[Entries with chart source code]
** begin **
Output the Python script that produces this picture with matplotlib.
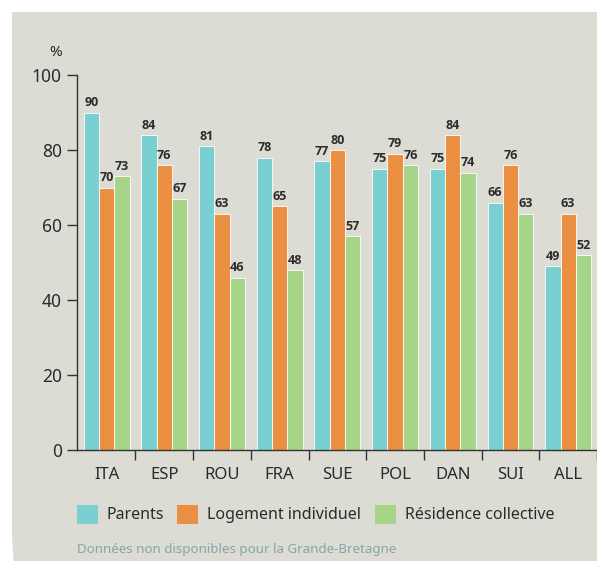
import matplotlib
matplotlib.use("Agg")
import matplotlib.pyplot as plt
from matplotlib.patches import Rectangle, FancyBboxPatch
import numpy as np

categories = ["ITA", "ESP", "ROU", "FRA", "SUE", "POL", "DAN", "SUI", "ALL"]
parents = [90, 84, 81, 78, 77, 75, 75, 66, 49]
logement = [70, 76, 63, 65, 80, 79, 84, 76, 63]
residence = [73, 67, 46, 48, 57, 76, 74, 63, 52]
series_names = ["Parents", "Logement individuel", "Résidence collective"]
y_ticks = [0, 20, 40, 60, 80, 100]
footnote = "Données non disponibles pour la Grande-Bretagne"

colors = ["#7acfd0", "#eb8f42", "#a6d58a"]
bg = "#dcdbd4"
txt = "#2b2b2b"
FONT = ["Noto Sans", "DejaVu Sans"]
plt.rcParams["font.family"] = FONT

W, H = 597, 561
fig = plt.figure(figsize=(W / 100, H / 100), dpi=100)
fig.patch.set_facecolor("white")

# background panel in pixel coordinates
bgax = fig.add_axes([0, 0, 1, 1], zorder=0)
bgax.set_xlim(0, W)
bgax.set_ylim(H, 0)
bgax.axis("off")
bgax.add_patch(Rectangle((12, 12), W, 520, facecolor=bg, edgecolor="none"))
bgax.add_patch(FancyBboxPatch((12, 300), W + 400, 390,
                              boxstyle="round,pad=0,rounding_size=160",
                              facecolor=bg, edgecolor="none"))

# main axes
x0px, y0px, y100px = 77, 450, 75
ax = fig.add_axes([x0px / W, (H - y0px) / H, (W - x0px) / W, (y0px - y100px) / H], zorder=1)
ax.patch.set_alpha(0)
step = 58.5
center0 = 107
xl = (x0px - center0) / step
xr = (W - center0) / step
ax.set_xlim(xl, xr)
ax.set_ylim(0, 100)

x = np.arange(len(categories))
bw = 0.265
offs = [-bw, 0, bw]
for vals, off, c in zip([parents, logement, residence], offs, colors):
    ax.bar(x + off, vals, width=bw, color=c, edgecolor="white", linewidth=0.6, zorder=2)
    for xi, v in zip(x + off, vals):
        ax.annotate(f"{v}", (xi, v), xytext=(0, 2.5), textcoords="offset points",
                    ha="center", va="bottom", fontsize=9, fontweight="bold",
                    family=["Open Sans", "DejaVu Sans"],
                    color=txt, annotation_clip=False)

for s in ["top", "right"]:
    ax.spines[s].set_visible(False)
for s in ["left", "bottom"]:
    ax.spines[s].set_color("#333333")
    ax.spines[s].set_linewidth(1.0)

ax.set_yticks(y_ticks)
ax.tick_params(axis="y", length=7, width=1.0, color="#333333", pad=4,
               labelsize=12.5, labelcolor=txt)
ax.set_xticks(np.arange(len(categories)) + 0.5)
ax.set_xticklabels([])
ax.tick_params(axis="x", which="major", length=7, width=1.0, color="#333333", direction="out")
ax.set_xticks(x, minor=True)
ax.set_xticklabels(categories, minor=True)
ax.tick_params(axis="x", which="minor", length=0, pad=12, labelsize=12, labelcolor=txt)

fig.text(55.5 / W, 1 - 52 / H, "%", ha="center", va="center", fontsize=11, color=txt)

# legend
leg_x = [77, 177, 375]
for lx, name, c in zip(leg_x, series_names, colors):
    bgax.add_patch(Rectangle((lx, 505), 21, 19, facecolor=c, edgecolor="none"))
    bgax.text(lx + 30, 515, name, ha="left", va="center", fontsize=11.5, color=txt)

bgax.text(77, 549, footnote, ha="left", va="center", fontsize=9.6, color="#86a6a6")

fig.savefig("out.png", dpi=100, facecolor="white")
** end **
** begin **
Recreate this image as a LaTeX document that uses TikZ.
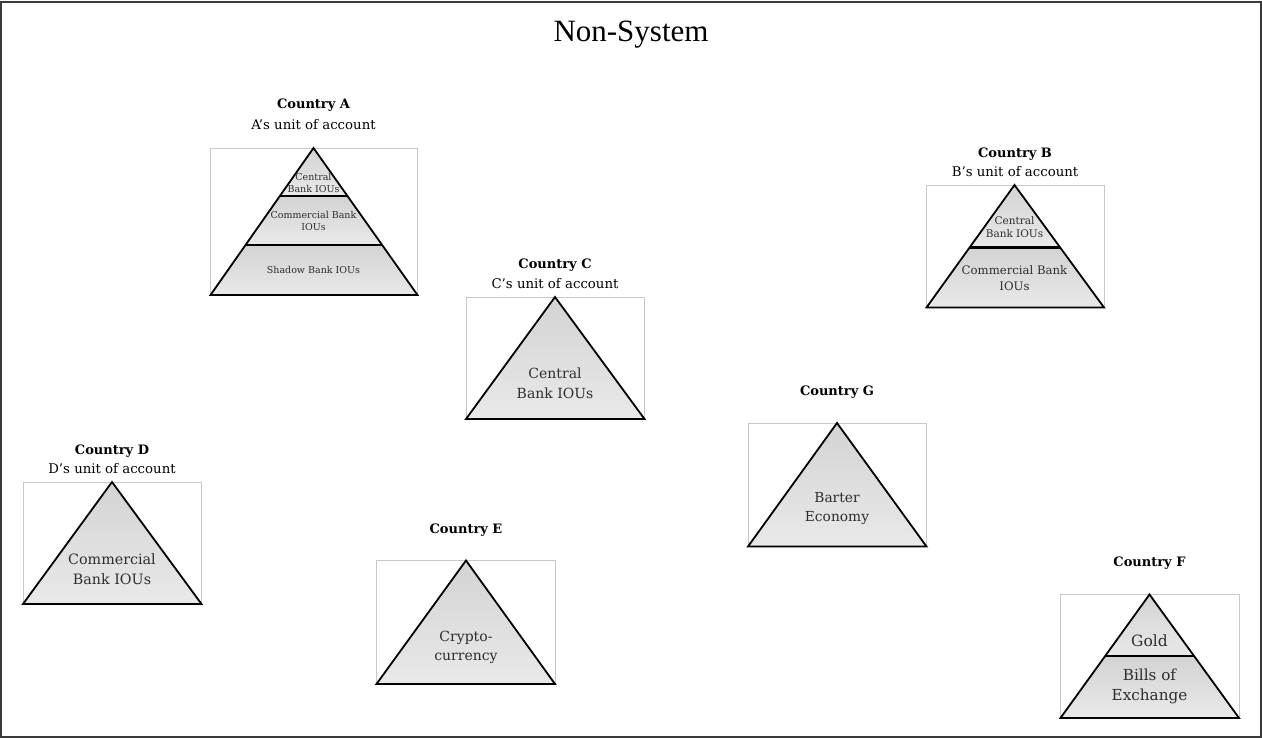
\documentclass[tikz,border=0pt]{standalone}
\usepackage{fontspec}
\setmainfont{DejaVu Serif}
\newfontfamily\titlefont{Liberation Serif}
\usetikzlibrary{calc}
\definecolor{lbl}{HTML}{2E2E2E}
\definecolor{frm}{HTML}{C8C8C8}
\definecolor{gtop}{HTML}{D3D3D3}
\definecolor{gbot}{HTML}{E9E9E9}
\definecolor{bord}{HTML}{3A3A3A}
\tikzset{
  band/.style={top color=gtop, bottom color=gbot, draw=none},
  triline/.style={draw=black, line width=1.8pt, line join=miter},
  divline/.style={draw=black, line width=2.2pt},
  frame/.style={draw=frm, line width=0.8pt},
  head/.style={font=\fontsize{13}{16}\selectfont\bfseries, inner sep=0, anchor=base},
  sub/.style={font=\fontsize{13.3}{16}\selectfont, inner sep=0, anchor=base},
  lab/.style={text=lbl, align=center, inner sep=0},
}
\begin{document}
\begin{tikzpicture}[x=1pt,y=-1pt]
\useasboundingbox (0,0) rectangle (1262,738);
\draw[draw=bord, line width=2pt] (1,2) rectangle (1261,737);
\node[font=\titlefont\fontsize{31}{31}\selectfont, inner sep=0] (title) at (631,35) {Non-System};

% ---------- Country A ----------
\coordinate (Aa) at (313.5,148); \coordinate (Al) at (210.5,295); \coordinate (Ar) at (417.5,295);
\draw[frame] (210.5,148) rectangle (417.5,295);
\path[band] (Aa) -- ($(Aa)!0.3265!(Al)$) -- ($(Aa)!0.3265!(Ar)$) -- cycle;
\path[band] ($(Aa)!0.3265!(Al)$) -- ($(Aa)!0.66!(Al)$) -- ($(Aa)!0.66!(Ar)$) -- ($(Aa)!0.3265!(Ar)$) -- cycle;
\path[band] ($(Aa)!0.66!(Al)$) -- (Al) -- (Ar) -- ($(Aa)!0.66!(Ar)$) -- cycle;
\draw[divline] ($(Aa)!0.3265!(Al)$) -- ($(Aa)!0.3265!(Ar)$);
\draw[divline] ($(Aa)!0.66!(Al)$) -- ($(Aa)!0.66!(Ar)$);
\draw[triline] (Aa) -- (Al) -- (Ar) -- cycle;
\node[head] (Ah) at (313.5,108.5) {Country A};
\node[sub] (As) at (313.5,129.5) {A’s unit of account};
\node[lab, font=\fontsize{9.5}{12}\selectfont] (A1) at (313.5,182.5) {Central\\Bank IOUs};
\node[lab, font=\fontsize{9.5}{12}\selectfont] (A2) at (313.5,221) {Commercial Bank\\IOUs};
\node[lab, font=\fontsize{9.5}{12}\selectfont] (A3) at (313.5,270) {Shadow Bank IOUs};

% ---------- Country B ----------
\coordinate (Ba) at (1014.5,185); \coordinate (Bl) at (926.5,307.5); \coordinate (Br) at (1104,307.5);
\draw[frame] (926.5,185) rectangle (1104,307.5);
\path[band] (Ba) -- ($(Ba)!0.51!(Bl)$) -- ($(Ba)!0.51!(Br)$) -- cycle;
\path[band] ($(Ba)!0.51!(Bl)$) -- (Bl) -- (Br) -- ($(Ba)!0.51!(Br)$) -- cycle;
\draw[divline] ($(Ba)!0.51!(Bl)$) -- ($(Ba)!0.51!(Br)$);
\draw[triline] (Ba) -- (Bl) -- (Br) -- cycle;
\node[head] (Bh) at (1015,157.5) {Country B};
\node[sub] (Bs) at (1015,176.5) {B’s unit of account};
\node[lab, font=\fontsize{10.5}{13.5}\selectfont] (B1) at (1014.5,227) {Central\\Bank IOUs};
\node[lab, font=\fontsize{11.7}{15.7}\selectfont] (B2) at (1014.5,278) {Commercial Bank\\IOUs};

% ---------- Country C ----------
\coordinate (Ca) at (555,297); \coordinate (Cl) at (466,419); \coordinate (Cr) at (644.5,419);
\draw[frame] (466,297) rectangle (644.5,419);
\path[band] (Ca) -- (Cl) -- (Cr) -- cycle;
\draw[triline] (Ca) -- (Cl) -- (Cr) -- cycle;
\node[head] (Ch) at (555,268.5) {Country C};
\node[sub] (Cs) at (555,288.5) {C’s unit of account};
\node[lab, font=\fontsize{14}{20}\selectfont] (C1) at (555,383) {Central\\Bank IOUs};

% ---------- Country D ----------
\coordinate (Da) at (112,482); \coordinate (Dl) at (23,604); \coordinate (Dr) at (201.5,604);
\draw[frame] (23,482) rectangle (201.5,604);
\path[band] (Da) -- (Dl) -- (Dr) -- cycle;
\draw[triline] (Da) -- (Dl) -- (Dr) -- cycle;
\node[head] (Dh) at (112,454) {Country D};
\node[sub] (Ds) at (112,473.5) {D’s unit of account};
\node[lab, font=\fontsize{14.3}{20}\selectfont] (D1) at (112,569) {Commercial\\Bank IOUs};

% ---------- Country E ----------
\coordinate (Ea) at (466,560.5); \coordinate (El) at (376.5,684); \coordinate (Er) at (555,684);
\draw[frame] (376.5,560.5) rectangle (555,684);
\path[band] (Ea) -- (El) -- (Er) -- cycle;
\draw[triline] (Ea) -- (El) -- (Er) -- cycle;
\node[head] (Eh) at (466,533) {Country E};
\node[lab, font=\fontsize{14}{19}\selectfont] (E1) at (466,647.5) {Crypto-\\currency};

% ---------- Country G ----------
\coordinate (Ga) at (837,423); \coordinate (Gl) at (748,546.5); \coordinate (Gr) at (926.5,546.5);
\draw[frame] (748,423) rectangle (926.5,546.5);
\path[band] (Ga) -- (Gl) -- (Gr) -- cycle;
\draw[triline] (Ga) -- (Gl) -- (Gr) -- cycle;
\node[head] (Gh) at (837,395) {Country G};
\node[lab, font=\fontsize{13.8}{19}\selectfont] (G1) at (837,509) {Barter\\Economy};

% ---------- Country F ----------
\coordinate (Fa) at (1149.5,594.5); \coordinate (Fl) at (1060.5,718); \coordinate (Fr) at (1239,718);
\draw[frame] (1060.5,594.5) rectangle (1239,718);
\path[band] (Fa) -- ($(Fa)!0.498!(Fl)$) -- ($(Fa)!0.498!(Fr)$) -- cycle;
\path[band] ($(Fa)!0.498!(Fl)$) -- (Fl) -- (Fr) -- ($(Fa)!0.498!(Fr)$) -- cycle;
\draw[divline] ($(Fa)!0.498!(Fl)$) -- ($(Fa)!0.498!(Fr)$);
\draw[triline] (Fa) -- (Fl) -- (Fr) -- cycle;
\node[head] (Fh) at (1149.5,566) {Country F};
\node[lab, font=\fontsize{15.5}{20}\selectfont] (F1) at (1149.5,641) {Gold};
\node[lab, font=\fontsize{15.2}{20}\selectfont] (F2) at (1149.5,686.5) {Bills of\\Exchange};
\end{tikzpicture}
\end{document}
** end **
** begin **
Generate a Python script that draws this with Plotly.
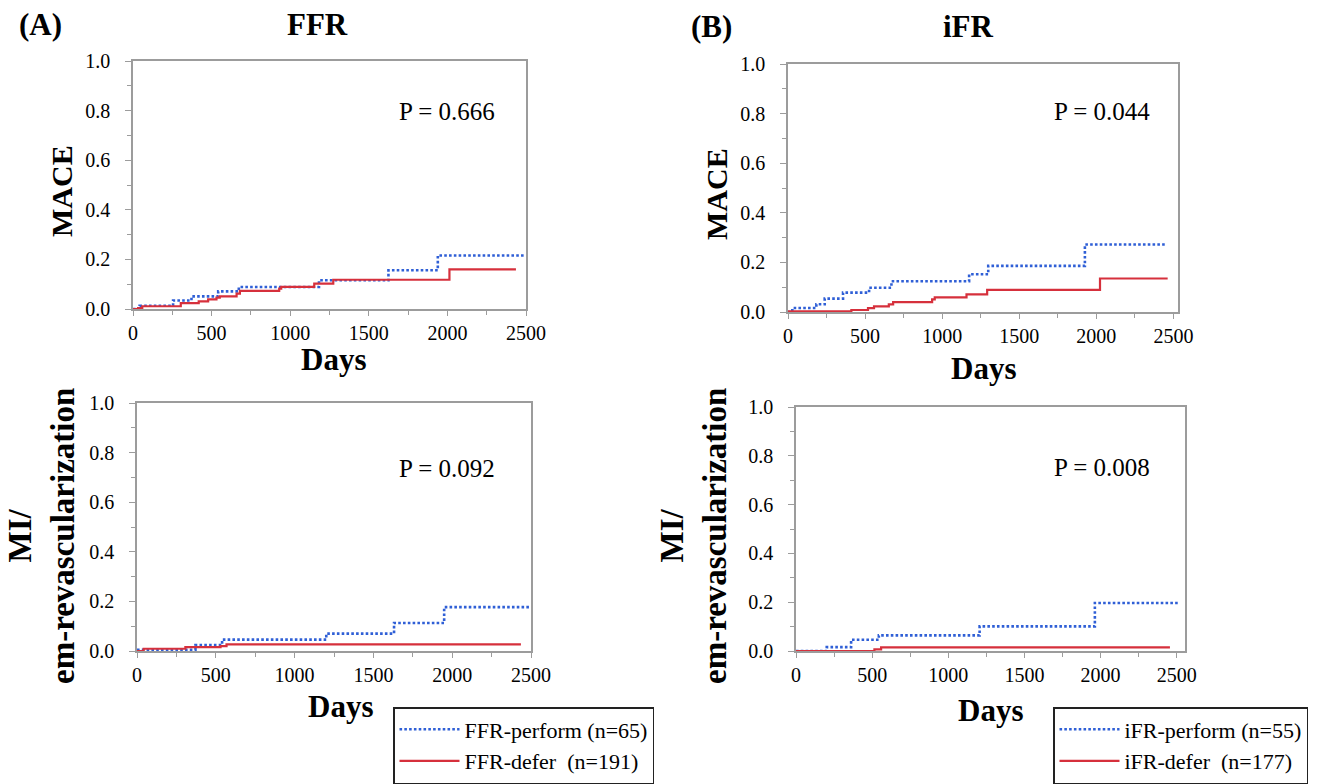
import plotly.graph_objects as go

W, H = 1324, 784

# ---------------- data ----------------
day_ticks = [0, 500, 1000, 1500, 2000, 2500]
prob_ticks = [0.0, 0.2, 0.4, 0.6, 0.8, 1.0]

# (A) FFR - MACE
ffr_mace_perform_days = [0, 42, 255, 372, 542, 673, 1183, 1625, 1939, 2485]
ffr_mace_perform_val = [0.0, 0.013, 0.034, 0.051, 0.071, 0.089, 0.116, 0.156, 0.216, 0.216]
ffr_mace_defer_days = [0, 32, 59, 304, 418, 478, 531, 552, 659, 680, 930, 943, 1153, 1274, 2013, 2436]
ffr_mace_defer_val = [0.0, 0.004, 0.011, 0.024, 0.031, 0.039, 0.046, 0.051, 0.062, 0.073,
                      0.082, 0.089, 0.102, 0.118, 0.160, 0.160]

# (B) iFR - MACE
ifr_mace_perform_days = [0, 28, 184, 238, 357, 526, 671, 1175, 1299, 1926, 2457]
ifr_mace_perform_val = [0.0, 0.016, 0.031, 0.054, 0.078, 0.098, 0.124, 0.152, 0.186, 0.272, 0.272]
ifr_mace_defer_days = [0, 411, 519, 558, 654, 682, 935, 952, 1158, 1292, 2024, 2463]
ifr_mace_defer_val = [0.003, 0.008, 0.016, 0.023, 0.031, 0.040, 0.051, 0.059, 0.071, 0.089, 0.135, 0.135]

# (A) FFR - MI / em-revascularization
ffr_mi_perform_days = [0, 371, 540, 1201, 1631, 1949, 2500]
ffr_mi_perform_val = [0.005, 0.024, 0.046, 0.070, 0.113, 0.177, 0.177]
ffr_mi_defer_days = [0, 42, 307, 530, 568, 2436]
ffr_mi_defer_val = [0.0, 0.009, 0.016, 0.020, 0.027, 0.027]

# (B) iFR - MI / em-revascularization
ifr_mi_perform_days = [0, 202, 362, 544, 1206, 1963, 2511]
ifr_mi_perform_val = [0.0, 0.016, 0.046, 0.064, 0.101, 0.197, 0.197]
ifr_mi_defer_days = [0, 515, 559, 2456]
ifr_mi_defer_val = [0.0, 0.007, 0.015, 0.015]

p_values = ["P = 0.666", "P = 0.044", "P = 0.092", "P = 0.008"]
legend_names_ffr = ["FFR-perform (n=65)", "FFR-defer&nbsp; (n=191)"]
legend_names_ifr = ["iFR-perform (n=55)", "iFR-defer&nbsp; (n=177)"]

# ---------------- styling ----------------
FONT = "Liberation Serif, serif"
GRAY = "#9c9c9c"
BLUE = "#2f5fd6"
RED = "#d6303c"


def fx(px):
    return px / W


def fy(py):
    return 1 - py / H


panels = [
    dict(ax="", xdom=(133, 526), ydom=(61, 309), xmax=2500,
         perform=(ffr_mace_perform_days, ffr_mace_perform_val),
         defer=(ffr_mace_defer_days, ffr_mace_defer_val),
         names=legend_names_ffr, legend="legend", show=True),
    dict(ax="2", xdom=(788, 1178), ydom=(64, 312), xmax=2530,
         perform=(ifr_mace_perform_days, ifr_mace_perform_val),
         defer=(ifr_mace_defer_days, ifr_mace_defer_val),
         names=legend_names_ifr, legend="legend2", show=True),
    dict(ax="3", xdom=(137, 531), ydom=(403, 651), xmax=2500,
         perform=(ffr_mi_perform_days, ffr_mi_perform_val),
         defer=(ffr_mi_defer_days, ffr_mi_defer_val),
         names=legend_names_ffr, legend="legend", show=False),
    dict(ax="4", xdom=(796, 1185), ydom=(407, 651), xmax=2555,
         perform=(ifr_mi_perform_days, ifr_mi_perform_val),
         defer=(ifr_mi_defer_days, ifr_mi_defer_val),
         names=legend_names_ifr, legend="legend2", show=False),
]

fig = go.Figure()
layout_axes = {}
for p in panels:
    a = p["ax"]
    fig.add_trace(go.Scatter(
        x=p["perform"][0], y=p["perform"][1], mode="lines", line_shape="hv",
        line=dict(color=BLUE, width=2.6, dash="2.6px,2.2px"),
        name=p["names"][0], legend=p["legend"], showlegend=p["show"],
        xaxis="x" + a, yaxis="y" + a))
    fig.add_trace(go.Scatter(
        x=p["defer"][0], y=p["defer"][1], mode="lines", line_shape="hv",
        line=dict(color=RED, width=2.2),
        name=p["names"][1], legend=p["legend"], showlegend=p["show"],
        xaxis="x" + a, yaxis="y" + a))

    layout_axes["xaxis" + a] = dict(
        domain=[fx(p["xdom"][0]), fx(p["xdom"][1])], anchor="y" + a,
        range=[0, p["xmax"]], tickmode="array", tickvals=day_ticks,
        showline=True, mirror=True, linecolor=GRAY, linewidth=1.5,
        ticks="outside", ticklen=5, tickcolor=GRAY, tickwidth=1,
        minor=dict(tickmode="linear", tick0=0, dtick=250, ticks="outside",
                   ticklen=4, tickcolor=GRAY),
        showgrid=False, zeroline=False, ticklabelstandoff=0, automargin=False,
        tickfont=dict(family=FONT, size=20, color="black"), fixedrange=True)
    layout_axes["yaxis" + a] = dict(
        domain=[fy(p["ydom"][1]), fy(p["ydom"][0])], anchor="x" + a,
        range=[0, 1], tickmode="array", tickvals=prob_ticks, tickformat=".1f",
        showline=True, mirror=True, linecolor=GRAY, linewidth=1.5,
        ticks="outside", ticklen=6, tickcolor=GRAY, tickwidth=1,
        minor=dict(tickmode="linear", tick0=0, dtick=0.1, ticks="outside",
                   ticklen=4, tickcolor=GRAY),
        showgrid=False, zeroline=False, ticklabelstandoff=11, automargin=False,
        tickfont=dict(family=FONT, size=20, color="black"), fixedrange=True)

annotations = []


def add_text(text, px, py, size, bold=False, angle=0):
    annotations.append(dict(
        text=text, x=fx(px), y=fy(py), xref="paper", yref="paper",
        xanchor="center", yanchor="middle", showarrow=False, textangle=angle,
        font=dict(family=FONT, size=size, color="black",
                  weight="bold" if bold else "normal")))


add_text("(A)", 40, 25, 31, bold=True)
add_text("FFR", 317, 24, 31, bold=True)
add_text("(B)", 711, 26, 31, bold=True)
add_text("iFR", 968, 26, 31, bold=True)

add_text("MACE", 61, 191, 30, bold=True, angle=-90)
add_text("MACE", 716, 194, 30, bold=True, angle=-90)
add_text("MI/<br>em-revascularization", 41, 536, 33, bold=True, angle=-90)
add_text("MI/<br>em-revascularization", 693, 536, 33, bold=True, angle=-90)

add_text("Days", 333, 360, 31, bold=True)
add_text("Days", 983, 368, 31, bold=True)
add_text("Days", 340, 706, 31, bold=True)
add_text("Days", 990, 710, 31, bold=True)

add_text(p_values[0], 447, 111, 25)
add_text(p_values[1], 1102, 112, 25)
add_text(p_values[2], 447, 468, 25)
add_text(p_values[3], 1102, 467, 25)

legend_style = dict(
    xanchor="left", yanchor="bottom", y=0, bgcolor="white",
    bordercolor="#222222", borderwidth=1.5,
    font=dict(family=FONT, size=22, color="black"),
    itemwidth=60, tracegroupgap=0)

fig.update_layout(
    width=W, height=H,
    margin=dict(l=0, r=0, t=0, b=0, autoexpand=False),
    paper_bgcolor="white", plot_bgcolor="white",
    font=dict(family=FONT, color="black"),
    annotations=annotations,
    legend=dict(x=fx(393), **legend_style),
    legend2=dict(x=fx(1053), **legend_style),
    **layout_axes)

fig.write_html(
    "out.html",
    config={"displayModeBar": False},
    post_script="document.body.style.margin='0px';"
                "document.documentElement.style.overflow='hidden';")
** end **
• [Written problem]:
Give back the exact lines above, running from the one that has "Output the Python" through the one that has "import numpy as np", with nothing added and no pictures.

• [Answer for this exercise]:
Output the Python script that produces this picture with matplotlib.
import matplotlib
matplotlib.use("Agg")
import matplotlib.pyplot as plt
from matplotlib.patches import Rectangle, FancyBboxPatch
import numpy as np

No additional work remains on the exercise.